CPSC Approves Major New Federal Safety Standard for Infant Sleep Products

Earlier this month the U.S. Consumer Product Safety Commission (CPSC) approved a new federal rule that will ensure that products marketed or intended for infant sleep will provide a safe sleep environment for babies under 5 months old.

Hourigan, Kluger & Quinn Personal Injury Attorney and HKQ Kids spokesperson Michele Quinn lauded the rule saying, “We must do everything in our power to protect our children from dangerous products.”

Beginning in mid-2022, all infant sleep products must meet a federal safety standard. The new standard will effectively eliminate potentially hazardous products in the marketplace that are currently not in compliance with a CPSC mandatory standard for infant sleep products. That category includes inclined sleepers, travel bassinets, compact bassinets and in-bed sleepers which have been linked to dozens of infant deaths.

Inclined sleep products position infants at an angle between 10 degrees and 30 degrees. This can cause an infant’s head to fall forward, chin to chest, compressing the airway. Without sufficient head control or neck strength, an infant may not be able to lift the head up to breathe.

A number of popular infant sleep products have been recalled over the years. One high-profile recall was that of Fisher Price’s Rock ‘n Play Sleeper. It took place in April 2019, after a Consumer Reports investigation linked the product to at least 32 infant fatalities. The recall affected nearly five million Fisher-Price inclined sleepers. Three months after the recall, a survey revealed that many childcare facilities continued to use these dangerous sleepers.

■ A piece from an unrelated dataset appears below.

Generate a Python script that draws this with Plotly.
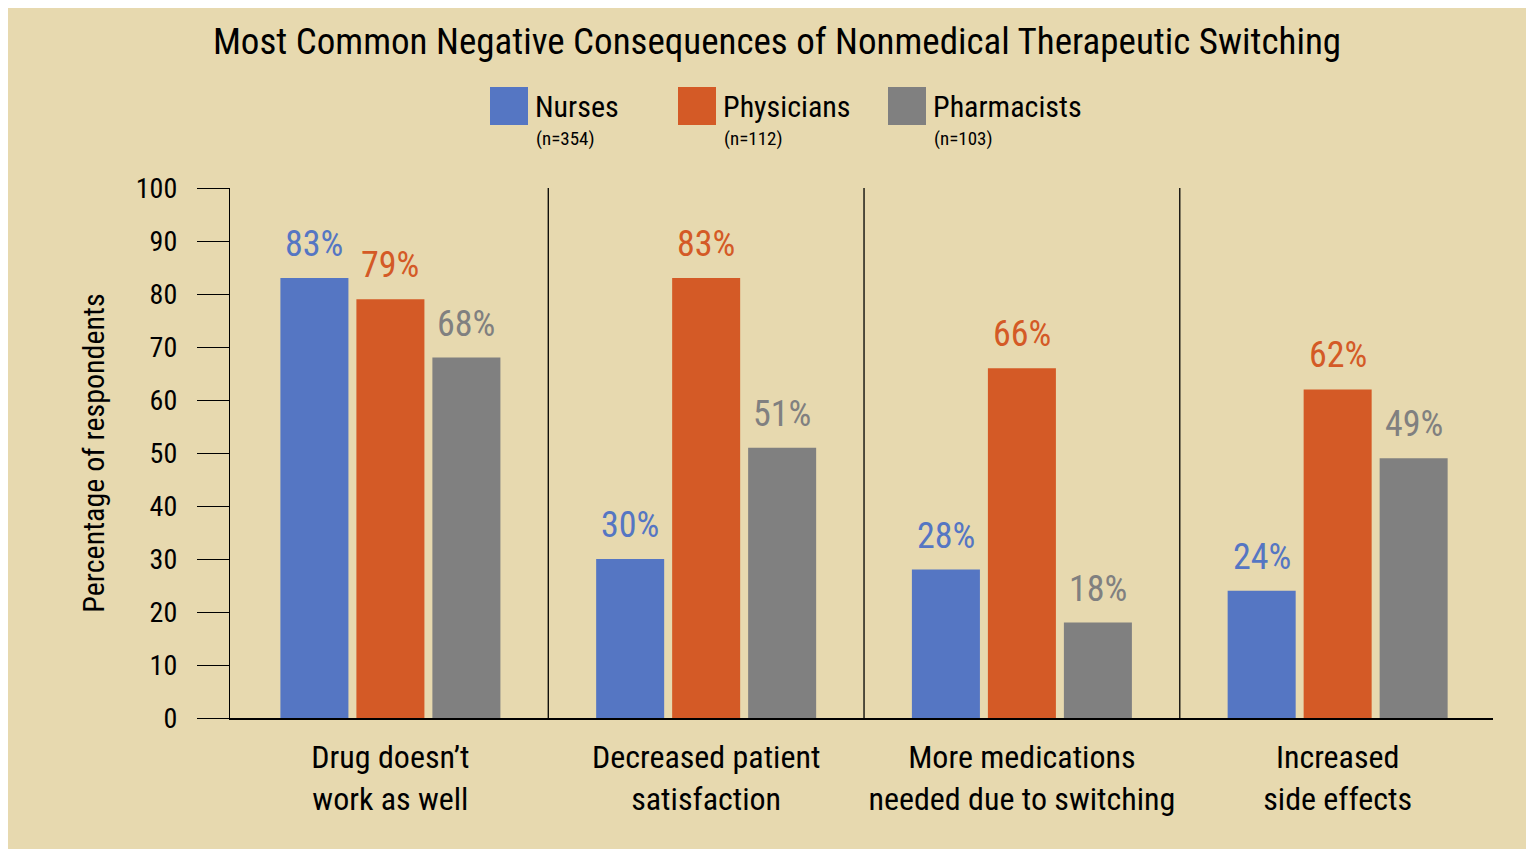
import plotly.graph_objects as go

categories = ["Drug doesn\u2019t<br>work as well", "Decreased patient<br>satisfaction",
              "More medications<br>needed due to switching", "Increased<br>side effects"]
nurses = [83, 30, 28, 24]
physicians = [79, 83, 66, 62]
pharmacists = [68, 51, 18, 49]
series_names = ["Nurses", "Physicians", "Pharmacists"]
series_n = ["(n=354)", "(n=112)", "(n=103)"]
colors = ["#5576C3", "#D45A26", "#808080"]
y_ticks = list(range(0, 101, 10))

FONT = "Roboto Condensed, Liberation Sans Narrow, Arial Narrow, sans-serif"

OFF = 8  # page body margin
W, H = 1534 - OFF, 849 - OFF
L, R, T, B = 230 - OFF, 41, 188 - OFF, 849 - 718
pw, ph = W - L - R, H - T - B
def px(x): return (x - OFF - L) / pw
def py(y): return (H - B - (y - OFF)) / ph

BARGAP, GROUPGAP = 0.278, 0.105
slot_px = (1 - BARGAP) * (pw / 4) / 3

fig = go.Figure()
annotations = []
all_series = [nurses, physicians, pharmacists]
for k, (name, vals, col) in enumerate(zip(series_names, all_series, colors)):
    fig.add_trace(go.Bar(
        x=list(range(len(categories))), y=vals, name=name,
        marker=dict(color=col, line=dict(width=0)),
        cliponaxis=False, showlegend=False, hoverinfo="x+y",
    ))
    for i, v in enumerate(vals):
        annotations.append(dict(xref="x", yref="y", x=i, y=v, xshift=(k - 1) * slot_px,
                                yshift=11, xanchor="center", yanchor="bottom",
                                text=f"{v}%", showarrow=False,
                                font=dict(size=36, family=FONT, color=col)))

shapes = []
for b in [0.5, 1.5, 2.5]:
    shapes.append(dict(type="line", xref="x", yref="y", x0=b, x1=b, y0=0, y1=100,
                       line=dict(color="black", width=1.3)))

swatch_x = [490, 678, 888]
for sx, name, n, col in zip(swatch_x, series_names, series_n, colors):
    shapes.append(dict(type="rect", xref="paper", yref="paper", x0=px(sx), x1=px(sx + 38),
                       y0=py(125), y1=py(87), fillcolor=col, line=dict(width=0)))
    annotations.append(dict(xref="paper", yref="paper", x=px(sx + 43), y=py(106),
                            xanchor="left", yanchor="middle", text=name, showarrow=False,
                            font=dict(size=30, family=FONT, color="black")))
    annotations.append(dict(xref="paper", yref="paper", x=px(sx + 44), y=py(138),
                            xanchor="left", yanchor="middle", text=n, showarrow=False,
                            font=dict(size=19, family=FONT, color="black")))

fig.update_layout(
    width=W, height=H,
    margin=dict(l=L, r=R, t=T, b=B, pad=0),
    paper_bgcolor="#E7D9AF", plot_bgcolor="rgba(0,0,0,0)",
    title=dict(text="Most Common Negative Consequences of Nonmedical Therapeutic Switching",
               xref="container", x=(777 - OFF) / W, xanchor="center",
               yref="container", y=1 - (41 - OFF) / H, yanchor="middle",
               font=dict(size=37, family=FONT, color="black")),
    barmode="group", bargap=BARGAP, bargroupgap=GROUPGAP,
    shapes=shapes, annotations=annotations,
    font=dict(family=FONT, color="black"),
    xaxis=dict(tickvals=list(range(len(categories))), ticktext=categories,
               range=[-0.508, 3.492], showline=True, linecolor="black", linewidth=2,
               ticks="", ticklabelstandoff=10,
               tickfont=dict(size=32, family=FONT, color="black"),
               showgrid=False, zeroline=False),
    yaxis=dict(range=[0, 100], tickvals=y_ticks, ticks="outside", ticklen=32,
               tickcolor="black", tickwidth=1.3, showline=True, linecolor="black",
               linewidth=1.3, showgrid=False, zeroline=False, ticklabelstandoff=14,
               tickfont=dict(size=28, family=FONT, color="black"),
               title=dict(text="Percentage of respondents", standoff=22,
                          font=dict(size=30, family=FONT, color="black"))),
)

fig.write_html("out.html")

Like inclined sleepers, some in-bed sleepers feature design elements such as padding and soft surfaces. Airflow can be blocked if a baby’s face comes into contact with the fabric. In addition, the sidewalls may not be high enough to prevent babies from rolling out. Government data reveals fatalities associated with in-bed sleepers such as the DockATot and Snuggle Nest.

Risks posed by bassinets include suffocation and choking hazards, as well as head and limb entrapment.

Best sleeping position?

According to the American Academy of Pediatrics (AAP), babies should be put to bed on their back – alone, unrestrained and on a firm, flat surface without bumpers and other soft bedding. The National Institutes of Health (NIH), the Centers for Disease Control and Prevention (CDC) and the federal Maternal and Child Health Bureau concur.